With their differences in scope, focuses and approaches, these two types of testing can not be used interchangeably. End-to-End Testing and Integration Testing are complementary in the sense that they provide different levels of testing.
By performing Integration Testing first, any issues related to the interaction between different components can be identified, ensuring that the system functions as a whole, without any integration bottlenecks. End-to-End Testing then helps check if the software meets the requirements and specifications in real-world scenarios.
Both types of testing have a high level of complexity with the involvement of various modules, APIs, and systems, which makes them fine candidates for test automation.
While manual tests still remain necessary, they are not fully exhaustive. When it comes to large or complex systems, it may not be possible to execute every test case and cover all potential scenarios. Another challenge is providing a stable environment for end-to-end/integration testing. Humans are prone to making mistakes and it takes only one wrong click to derail a testing scenario.

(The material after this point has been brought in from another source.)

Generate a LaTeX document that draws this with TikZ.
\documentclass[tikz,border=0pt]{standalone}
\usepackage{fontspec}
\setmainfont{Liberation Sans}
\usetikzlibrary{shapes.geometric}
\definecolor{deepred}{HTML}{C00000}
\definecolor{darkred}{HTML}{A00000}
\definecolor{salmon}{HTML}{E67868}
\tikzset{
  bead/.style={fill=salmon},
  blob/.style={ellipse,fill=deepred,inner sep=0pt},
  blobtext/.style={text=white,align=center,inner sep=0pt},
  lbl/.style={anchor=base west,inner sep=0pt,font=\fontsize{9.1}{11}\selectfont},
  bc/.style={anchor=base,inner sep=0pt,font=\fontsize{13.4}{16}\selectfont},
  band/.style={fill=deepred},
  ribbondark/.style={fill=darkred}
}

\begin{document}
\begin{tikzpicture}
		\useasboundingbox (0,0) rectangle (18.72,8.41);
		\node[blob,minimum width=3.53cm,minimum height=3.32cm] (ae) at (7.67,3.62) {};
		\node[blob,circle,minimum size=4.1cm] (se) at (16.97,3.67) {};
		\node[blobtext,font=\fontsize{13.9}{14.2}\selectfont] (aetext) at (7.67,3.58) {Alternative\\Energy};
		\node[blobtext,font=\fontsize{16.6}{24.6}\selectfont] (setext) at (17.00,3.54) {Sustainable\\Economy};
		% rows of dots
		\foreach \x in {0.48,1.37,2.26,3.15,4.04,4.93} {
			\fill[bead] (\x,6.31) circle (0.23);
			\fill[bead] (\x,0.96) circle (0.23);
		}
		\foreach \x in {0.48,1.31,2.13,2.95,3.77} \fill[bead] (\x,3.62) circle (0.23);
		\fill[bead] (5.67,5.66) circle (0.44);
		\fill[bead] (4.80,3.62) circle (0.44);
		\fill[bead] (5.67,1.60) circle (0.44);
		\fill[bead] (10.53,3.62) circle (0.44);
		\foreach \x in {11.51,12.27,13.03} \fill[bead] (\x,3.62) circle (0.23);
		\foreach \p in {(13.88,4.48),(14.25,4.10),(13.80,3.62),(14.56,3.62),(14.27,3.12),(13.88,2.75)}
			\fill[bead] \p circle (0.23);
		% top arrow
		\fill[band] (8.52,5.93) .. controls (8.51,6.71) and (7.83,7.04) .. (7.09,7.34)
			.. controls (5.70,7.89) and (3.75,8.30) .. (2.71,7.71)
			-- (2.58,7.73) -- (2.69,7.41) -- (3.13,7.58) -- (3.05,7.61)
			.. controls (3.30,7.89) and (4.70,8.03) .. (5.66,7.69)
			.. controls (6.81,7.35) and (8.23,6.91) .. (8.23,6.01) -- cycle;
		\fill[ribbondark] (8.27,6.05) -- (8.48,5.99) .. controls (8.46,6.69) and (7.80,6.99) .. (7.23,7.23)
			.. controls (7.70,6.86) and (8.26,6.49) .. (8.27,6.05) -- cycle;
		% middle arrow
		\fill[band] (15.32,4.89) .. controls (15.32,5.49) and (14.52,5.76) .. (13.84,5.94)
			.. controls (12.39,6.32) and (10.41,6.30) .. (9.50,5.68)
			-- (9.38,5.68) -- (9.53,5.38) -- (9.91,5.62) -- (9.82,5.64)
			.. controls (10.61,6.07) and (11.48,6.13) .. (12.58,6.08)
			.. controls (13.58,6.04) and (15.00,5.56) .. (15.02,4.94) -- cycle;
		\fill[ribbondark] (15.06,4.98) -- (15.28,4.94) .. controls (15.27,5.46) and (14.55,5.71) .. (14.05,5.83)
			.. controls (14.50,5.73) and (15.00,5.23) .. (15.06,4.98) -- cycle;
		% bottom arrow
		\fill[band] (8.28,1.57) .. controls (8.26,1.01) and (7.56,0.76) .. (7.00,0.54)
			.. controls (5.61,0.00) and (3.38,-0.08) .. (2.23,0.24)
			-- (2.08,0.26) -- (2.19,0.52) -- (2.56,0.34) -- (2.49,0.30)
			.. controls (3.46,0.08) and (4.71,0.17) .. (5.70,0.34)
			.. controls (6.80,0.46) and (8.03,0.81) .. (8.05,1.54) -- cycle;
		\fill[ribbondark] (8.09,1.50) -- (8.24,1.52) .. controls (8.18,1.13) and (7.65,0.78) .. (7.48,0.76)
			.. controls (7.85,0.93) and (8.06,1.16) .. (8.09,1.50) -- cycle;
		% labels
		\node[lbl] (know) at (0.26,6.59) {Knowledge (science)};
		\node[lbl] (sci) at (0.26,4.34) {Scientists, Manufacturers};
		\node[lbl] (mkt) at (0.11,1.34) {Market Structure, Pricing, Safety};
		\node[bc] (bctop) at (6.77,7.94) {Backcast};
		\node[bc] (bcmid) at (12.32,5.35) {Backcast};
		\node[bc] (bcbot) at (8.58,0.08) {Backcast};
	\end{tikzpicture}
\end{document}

Automated testing platforms can be leveraged to compensate for these limitations, ensuring more accurate, efficient, and stable E2E and integration tests.
Katalon for end-to-end and integration testing
Katalon is a comprehensive software quality management platform that supports a wide range of testing types. Katalon enables UI and functional automated testing for web, API, desktop, and mobile applications, all in one platform.
Below highlight some of the features that help simplify automated integration and end-to-end testing.
Easy test creation with record-and-playback
Writing code simulating user journeys typically requires programming, coding, and VBA (Visual Basic for Applications) knowledge, which can be a scary endeavor for people not familiar at all with software development.
Katalon's record-and-playback enables translating complex testing scenarios into simple, repeatable steps. Both technical and non-technical testers can design tests by interacting with the UI just like a regular user, the Recorder watches and records all your actions so that you can focus on creating the user journey itself.
Web API testing
Katalon provides robust support for API testing, including the ability to test GraphQL, REST, and SOAP APIs. Its integrations with GraphQL tools like Postman, Swagger, and SoapUI allow you to import existing API specifications and test your new API schema along with legacy API assets on one platform.
On-cloud test execution for wide coverage
Compatibility testing across various devices, browsers, and OSs can be challenging, especially when it comes to setting up physical environments to execute tests. This process can be laborious and delay the entire testing project.
With Katalon, you can easily run tests on local and cloud browsers, devices, and operating systems in parallel, ensuring comprehensive test coverage.
Supported Page-object model to lower maintenance effort
Test maintenance is one of E2E testing's most daunting tasks. Larger regression test suites, extended test flows, and constant UI changes can make maintenance a time-consuming responsibility.
Following the page object design model, Katalon provides a centralized repository for not only designing but also managing your test cases and their artifacts. All UI elements, objects, and locators are stored across tests in an object repository. When your UI changes, clicks are all it takes to get your automation scripts up and running again.
Solving locator flakiness with Self-healing
Test cases replicating real user scenarios can become unstable due to the complex nature of usage scenarios. Failed tests prevent testers from gaining valuable insights as the root causes may not reflect the AUT’s real performance.
Katalon supports the self-healing mechanism to tackle the issue of broken locators during execution. When the default locator fails, new and more maintainable ones are automatically produced for the same object to avoid flakiness when the web UI changes.